Without including the pictures, copy out every line below.
#### Collected data
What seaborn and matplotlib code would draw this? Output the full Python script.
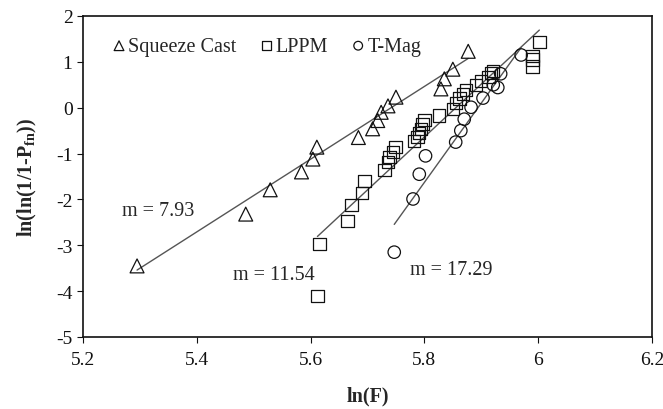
import numpy as np
import pandas as pd
import matplotlib
matplotlib.use("Agg")
import matplotlib.pyplot as plt
import seaborn as sns

# Weibull plot data: ln(F) vs ln(ln(1/(1-P)))
squeeze_x = [5.295, 5.486, 5.529, 5.584, 5.604, 5.611, 5.684, 5.709, 5.718,
             5.724, 5.736, 5.750, 5.829, 5.835, 5.850, 5.877]
squeeze_y = [-3.45, -2.32, -1.79, -1.40, -1.12, -0.86, -0.65, -0.46, -0.28,
             -0.10, 0.04, 0.23, 0.41, 0.63, 0.84, 1.23]

lppm_x = [5.612, 5.616, 5.665, 5.672, 5.690, 5.695, 5.730, 5.736, 5.739,
          5.745, 5.749, 5.782, 5.788, 5.791, 5.794, 5.797, 5.800, 5.826,
          5.850, 5.856, 5.862, 5.868, 5.873, 5.891, 5.899, 5.913, 5.917,
          5.921, 5.990, 5.990, 5.990, 6.002]
lppm_y = [-4.11, -2.97, -2.47, -2.12, -1.86, -1.60, -1.36, -1.19, -1.08,
          -0.96, -0.86, -0.72, -0.64, -0.55, -0.46, -0.36, -0.27, -0.17,
          -0.03, 0.10, 0.20, 0.30, 0.38, 0.50, 0.58, 0.67, 0.76, 0.80,
          0.90, 1.05, 1.13, 1.43]

tmag_x = [5.747, 5.780, 5.791, 5.802, 5.855, 5.864, 5.870, 5.882, 5.903,
          5.921, 5.929, 5.934, 5.970]
tmag_y = [-3.15, -1.99, -1.45, -1.05, -0.75, -0.50, -0.25, 0.01, 0.21,
          0.50, 0.44, 0.74, 1.15]

series_names = ["Squeeze Cast", "LPPM", "T-Mag"]
slopes = [7.93, 11.54, 17.29]
intercepts = [-45.53, -67.57, -101.91]

x_ticks = [5.2, 5.4, 5.6, 5.8, 6.0, 6.2]
x_tick_labels = ["5.2", "5.4", "5.6", "5.8", "6", "6.2"]
y_ticks = [-5, -4, -3, -2, -1, 0, 1, 2]

sns.set_style("white")
plt.rcParams["font.family"] = ["Liberation Serif", "DejaVu Serif"]
plt.rcParams["mathtext.fontset"] = "custom"
plt.rcParams["mathtext.rm"] = "Liberation Serif"
plt.rcParams["mathtext.bf"] = "Liberation Serif:bold"
plt.rcParams["axes.unicode_minus"] = False

FS = 14.5

df = pd.concat([
    pd.DataFrame({"lnF": squeeze_x, "lnln": squeeze_y, "process": series_names[0]}),
    pd.DataFrame({"lnF": lppm_x, "lnln": lppm_y, "process": series_names[1]}),
    pd.DataFrame({"lnF": tmag_x, "lnln": tmag_y, "process": series_names[2]}),
], ignore_index=True)

fig = plt.figure(figsize=(6.63, 4.10), dpi=100)
ax = fig.add_axes([83 / 663, 1 - 338 / 410, (652 - 83) / 663, (338 - 17) / 410])

# fitted Weibull lines, spanning each series' range
for name, m, b in zip(series_names, slopes, intercepts):
    sub = df[df["process"] == name]
    xs = np.array([sub["lnF"].min(), sub["lnF"].max()])
    sns.lineplot(x=xs, y=m * xs + b, ax=ax, color="#555555", linewidth=1.0,
                 legend=False, zorder=1)

markers = {"Squeeze Cast": "^", "LPPM": "s", "T-Mag": "o"}
sizes = {"Squeeze Cast": 100, "LPPM": 80, "T-Mag": 80}
for name in series_names:
    sub = df[df["process"] == name]
    sns.scatterplot(data=sub, x="lnF", y="lnln", marker=markers[name],
                    s=sizes[name], facecolor="none", edgecolor="#111111",
                    linewidth=0.9, ax=ax, label=name, zorder=3)

ax.set_xlim(5.2, 6.2)
ax.set_ylim(-5, 2)
ax.set_xticks(x_ticks)
ax.set_xticklabels(x_tick_labels)
ax.set_yticks(y_ticks)
ax.tick_params(axis="both", direction="out", length=4, width=0.8,
               labelsize=14, colors="#111111", bottom=True, left=True)
ax.tick_params(axis="x", pad=6)
for sp in ax.spines.values():
    sp.set_color("#111111")
    sp.set_linewidth(1.2)

ax.set_xlabel("ln(F)", fontsize=FS, fontweight="bold", labelpad=13)
ax.set_ylabel(r"ln(ln(1/1-P$_{\mathbf{fn}}$))", fontsize=FS,
              fontweight="bold", labelpad=12)

# slope annotations
ax.text(5.268, -2.25, f"m = {slopes[0]:.2f}", fontsize=FS, va="center", ha="left")
ax.text(5.464, -3.63, f"m = {slopes[1]:.2f}", fontsize=FS, va="center", ha="left")
ax.text(5.774, -3.52, f"m = {slopes[2]:.2f}", fontsize=FS, va="center", ha="left")

leg = ax.legend(loc="upper left", bbox_to_anchor=(0.035, 0.96), ncol=3,
                frameon=False, fontsize=FS, handletextpad=0.05,
                columnspacing=1.1, markerscale=0.7, handlelength=0.8,
                borderaxespad=0)

fig.savefig("out.png", dpi=100)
########
* Task solution:
What seaborn and matplotlib code would draw this? Output the full Python script.
import numpy as np
import pandas as pd
import matplotlib
matplotlib.use("Agg")
import matplotlib.pyplot as plt
import seaborn as sns

# Weibull plot data: ln(F) vs ln(ln(1/(1-P)))
squeeze_x = [5.295, 5.486, 5.529, 5.584, 5.604, 5.611, 5.684, 5.709, 5.718,
             5.724, 5.736, 5.750, 5.829, 5.835, 5.850, 5.877]
squeeze_y = [-3.45, -2.32, -1.79, -1.40, -1.12, -0.86, -0.65, -0.46, -0.28,
             -0.10, 0.04, 0.23, 0.41, 0.63, 0.84, 1.23]

lppm_x = [5.612, 5.616, 5.665, 5.672, 5.690, 5.695, 5.730, 5.736, 5.739,
          5.745, 5.749, 5.782, 5.788, 5.791, 5.794, 5.797, 5.800, 5.826,
          5.850, 5.856, 5.862, 5.868, 5.873, 5.891, 5.899, 5.913, 5.917,
          5.921, 5.990, 5.990, 5.990, 6.002]
lppm_y = [-4.11, -2.97, -2.47, -2.12, -1.86, -1.60, -1.36, -1.19, -1.08,
          -0.96, -0.86, -0.72, -0.64, -0.55, -0.46, -0.36, -0.27, -0.17,
          -0.03, 0.10, 0.20, 0.30, 0.38, 0.50, 0.58, 0.67, 0.76, 0.80,
          0.90, 1.05, 1.13, 1.43]

tmag_x = [5.747, 5.780, 5.791, 5.802, 5.855, 5.864, 5.870, 5.882, 5.903,
          5.921, 5.929, 5.934, 5.970]
tmag_y = [-3.15, -1.99, -1.45, -1.05, -0.75, -0.50, -0.25, 0.01, 0.21,
          0.50, 0.44, 0.74, 1.15]

series_names = ["Squeeze Cast", "LPPM", "T-Mag"]
slopes = [7.93, 11.54, 17.29]
intercepts = [-45.53, -67.57, -101.91]

x_ticks = [5.2, 5.4, 5.6, 5.8, 6.0, 6.2]
x_tick_labels = ["5.2", "5.4", "5.6", "5.8", "6", "6.2"]
y_ticks = [-5, -4, -3, -2, -1, 0, 1, 2]

sns.set_style("white")
plt.rcParams["font.family"] = ["Liberation Serif", "DejaVu Serif"]
plt.rcParams["mathtext.fontset"] = "custom"
plt.rcParams["mathtext.rm"] = "Liberation Serif"
plt.rcParams["mathtext.bf"] = "Liberation Serif:bold"
plt.rcParams["axes.unicode_minus"] = False

FS = 14.5

df = pd.concat([
    pd.DataFrame({"lnF": squeeze_x, "lnln": squeeze_y, "process": series_names[0]}),
    pd.DataFrame({"lnF": lppm_x, "lnln": lppm_y, "process": series_names[1]}),
    pd.DataFrame({"lnF": tmag_x, "lnln": tmag_y, "process": series_names[2]}),
], ignore_index=True)

fig = plt.figure(figsize=(6.63, 4.10), dpi=100)
ax = fig.add_axes([83 / 663, 1 - 338 / 410, (652 - 83) / 663, (338 - 17) / 410])

# fitted Weibull lines, spanning each series' range
for name, m, b in zip(series_names, slopes, intercepts):
    sub = df[df["process"] == name]
    xs = np.array([sub["lnF"].min(), sub["lnF"].max()])
    sns.lineplot(x=xs, y=m * xs + b, ax=ax, color="#555555", linewidth=1.0,
                 legend=False, zorder=1)

markers = {"Squeeze Cast": "^", "LPPM": "s", "T-Mag": "o"}
sizes = {"Squeeze Cast": 100, "LPPM": 80, "T-Mag": 80}
for name in series_names:
    sub = df[df["process"] == name]
    sns.scatterplot(data=sub, x="lnF", y="lnln", marker=markers[name],
                    s=sizes[name], facecolor="none", edgecolor="#111111",
                    linewidth=0.9, ax=ax, label=name, zorder=3)

ax.set_xlim(5.2, 6.2)
ax.set_ylim(-5, 2)
ax.set_xticks(x_ticks)
ax.set_xticklabels(x_tick_labels)
ax.set_yticks(y_ticks)
ax.tick_params(axis="both", direction="out", length=4, width=0.8,
               labelsize=14, colors="#111111", bottom=True, left=True)
ax.tick_params(axis="x", pad=6)
for sp in ax.spines.values():
    sp.set_color("#111111")
    sp.set_linewidth(1.2)

ax.set_xlabel("ln(F)", fontsize=FS, fontweight="bold", labelpad=13)
ax.set_ylabel(r"ln(ln(1/1-P$_{\mathbf{fn}}$))", fontsize=FS,
              fontweight="bold", labelpad=12)

# slope annotations
ax.text(5.268, -2.25, f"m = {slopes[0]:.2f}", fontsize=FS, va="center", ha="left")
ax.text(5.464, -3.63, f"m = {slopes[1]:.2f}", fontsize=FS, va="center", ha="left")
ax.text(5.774, -3.52, f"m = {slopes[2]:.2f}", fontsize=FS, va="center", ha="left")

leg = ax.legend(loc="upper left", bbox_to_anchor=(0.035, 0.96), ncol=3,
                frameon=False, fontsize=FS, handletextpad=0.05,
                columnspacing=1.1, markerscale=0.7, handlelength=0.8,
                borderaxespad=0)

fig.savefig("out.png", dpi=100)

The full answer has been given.